### Set problem
Pull out every line below holding the word "this".

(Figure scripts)
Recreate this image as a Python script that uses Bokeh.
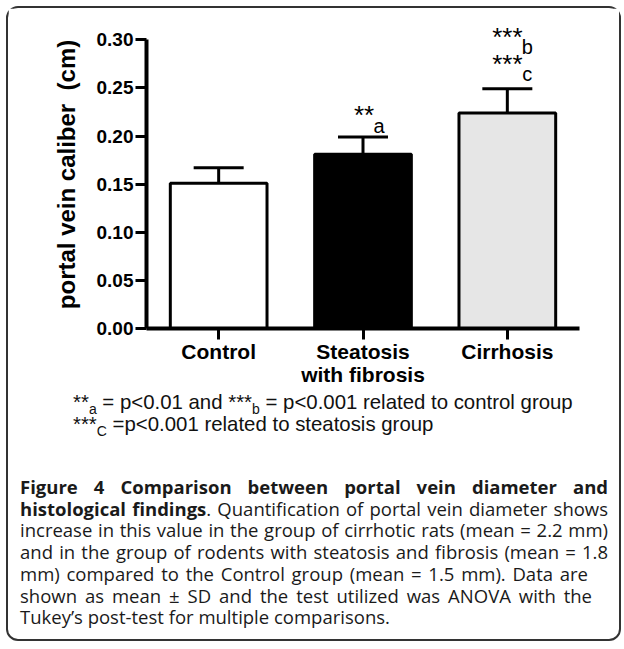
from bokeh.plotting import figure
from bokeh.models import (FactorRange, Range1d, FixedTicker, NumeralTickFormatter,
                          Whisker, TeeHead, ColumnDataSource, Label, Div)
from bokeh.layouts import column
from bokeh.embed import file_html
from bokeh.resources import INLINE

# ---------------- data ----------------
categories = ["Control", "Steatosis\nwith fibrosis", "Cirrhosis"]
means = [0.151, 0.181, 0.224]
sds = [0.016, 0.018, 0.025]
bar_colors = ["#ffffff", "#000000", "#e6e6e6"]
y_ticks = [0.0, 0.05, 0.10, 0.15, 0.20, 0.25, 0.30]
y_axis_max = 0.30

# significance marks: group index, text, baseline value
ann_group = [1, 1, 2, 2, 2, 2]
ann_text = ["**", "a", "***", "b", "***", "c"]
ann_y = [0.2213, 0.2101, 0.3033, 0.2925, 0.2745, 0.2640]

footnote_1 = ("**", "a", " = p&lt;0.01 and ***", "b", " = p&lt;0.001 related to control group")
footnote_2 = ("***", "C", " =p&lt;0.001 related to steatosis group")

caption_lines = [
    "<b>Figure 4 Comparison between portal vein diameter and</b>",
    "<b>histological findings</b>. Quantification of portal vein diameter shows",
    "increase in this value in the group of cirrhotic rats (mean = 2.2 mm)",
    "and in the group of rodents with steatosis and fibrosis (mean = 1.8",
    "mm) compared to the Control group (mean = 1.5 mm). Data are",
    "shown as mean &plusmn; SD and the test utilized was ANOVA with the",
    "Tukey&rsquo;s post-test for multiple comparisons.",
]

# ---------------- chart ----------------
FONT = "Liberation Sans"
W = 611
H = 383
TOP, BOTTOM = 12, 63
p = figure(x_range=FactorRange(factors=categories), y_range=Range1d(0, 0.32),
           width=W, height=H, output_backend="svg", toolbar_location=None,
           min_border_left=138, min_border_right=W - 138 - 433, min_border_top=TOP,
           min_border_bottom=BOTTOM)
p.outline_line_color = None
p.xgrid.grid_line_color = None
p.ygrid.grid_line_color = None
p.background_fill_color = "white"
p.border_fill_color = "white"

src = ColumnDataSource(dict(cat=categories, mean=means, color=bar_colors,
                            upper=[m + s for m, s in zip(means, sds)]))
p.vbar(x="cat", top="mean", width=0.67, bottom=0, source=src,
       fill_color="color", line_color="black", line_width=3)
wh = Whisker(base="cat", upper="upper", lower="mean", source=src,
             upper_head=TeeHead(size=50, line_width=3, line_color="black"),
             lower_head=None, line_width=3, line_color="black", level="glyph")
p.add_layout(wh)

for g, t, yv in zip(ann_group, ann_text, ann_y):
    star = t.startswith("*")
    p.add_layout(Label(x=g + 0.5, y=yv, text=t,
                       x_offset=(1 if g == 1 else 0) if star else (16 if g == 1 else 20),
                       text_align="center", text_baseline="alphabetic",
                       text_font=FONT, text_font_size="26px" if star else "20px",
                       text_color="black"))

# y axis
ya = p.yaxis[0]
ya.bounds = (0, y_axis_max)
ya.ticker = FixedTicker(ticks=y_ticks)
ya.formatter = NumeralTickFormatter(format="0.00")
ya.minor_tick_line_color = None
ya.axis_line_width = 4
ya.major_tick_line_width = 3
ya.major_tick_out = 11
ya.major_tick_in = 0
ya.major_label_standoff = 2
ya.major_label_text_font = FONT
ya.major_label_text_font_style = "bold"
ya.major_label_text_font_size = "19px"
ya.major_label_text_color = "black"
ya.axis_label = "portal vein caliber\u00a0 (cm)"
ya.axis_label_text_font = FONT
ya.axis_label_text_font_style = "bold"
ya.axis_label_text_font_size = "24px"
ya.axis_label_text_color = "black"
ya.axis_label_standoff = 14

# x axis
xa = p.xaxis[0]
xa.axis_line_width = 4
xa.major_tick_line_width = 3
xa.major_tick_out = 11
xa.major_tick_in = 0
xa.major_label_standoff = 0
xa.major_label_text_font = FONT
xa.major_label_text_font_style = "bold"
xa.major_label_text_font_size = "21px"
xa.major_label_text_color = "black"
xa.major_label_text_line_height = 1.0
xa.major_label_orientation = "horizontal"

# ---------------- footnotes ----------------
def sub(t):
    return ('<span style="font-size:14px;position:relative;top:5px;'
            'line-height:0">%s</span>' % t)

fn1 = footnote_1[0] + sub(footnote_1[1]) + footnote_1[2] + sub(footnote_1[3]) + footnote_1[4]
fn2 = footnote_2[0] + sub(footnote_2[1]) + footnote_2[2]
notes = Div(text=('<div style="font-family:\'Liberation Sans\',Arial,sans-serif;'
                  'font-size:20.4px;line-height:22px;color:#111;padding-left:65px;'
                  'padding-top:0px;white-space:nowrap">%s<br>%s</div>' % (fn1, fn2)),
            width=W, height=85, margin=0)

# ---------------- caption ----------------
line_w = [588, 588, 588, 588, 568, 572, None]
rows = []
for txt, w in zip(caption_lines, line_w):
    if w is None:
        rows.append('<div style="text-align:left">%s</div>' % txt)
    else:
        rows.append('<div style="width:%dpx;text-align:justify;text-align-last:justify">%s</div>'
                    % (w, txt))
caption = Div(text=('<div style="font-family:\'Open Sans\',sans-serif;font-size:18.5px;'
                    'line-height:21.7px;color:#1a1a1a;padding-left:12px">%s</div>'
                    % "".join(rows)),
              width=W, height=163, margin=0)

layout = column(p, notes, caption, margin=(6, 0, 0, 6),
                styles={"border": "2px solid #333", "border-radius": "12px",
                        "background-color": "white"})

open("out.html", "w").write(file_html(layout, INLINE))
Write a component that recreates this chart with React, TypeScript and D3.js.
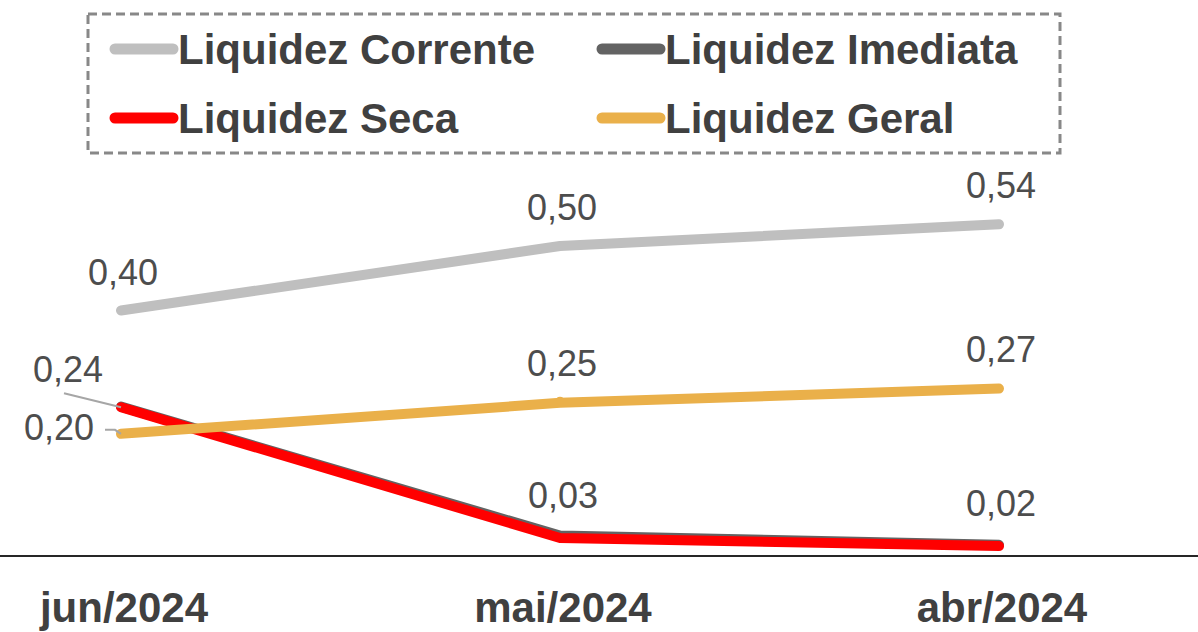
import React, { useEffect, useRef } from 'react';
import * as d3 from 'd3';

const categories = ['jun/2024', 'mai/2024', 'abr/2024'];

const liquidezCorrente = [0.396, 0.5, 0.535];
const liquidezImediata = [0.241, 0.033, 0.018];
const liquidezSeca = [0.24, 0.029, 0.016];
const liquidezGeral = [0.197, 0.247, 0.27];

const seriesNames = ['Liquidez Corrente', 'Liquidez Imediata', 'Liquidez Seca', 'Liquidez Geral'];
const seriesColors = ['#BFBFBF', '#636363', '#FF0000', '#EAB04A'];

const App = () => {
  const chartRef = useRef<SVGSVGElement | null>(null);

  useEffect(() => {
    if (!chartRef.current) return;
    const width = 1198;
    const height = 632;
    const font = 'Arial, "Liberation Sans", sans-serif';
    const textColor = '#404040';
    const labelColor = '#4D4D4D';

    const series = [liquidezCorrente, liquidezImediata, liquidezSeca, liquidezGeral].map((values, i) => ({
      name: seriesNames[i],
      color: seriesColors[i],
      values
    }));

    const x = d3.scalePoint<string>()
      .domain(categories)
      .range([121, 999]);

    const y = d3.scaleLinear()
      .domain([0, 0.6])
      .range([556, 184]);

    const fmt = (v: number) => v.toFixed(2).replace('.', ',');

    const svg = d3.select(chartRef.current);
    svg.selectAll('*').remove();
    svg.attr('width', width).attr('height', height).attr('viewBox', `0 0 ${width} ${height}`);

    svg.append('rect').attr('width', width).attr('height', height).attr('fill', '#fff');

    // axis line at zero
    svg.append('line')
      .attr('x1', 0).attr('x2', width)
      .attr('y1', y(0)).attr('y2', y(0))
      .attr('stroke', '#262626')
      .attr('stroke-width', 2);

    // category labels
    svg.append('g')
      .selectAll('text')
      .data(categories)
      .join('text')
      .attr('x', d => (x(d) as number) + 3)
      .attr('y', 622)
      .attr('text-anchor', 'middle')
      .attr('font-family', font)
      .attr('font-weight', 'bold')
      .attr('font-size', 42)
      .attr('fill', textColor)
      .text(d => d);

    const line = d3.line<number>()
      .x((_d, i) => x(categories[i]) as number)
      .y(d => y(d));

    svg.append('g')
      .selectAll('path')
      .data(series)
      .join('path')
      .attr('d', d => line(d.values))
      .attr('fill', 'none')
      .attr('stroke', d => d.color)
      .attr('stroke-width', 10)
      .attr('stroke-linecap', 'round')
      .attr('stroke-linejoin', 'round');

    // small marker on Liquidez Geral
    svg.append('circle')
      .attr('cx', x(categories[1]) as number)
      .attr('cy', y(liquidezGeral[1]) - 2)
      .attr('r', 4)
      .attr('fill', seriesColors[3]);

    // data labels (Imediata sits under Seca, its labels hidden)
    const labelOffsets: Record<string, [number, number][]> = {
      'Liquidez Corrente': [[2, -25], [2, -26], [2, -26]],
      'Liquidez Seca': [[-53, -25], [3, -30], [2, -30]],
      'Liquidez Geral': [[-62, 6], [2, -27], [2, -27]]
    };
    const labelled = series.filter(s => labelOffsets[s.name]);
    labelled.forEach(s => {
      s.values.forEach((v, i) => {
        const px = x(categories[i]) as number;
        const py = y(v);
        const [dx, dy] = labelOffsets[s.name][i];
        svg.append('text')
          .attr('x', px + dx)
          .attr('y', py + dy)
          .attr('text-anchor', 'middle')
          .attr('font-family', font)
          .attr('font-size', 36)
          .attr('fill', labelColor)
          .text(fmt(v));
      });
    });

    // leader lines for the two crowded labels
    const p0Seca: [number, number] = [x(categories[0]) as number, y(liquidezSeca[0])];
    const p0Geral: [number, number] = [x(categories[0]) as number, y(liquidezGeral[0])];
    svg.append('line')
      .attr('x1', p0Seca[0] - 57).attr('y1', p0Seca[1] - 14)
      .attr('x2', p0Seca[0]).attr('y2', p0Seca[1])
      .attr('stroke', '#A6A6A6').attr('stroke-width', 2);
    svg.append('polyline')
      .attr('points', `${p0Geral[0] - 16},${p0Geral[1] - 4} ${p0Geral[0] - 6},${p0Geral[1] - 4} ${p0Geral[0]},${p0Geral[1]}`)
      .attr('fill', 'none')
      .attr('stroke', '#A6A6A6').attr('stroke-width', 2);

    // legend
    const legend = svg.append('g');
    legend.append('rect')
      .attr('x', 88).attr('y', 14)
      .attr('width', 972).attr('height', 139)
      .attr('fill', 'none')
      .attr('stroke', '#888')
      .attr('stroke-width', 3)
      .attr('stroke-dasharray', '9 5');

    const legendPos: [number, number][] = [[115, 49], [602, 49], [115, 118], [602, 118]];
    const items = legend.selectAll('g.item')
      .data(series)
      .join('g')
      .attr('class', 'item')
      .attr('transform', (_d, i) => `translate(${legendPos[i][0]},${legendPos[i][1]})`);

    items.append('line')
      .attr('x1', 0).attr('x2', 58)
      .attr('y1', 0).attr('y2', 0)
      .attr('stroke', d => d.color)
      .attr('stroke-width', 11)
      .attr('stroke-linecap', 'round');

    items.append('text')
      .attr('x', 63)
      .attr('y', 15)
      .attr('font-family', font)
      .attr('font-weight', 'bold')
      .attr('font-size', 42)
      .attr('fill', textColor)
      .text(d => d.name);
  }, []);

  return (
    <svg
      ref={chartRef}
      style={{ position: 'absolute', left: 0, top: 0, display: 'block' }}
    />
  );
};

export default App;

### Output below
Recreate this image as a Python script that uses Bokeh.
    "increase in this value in the group of cirrhotic rats (mean = 2.2 mm)",
Write a component that recreates this chart with React, TypeScript and D3.js.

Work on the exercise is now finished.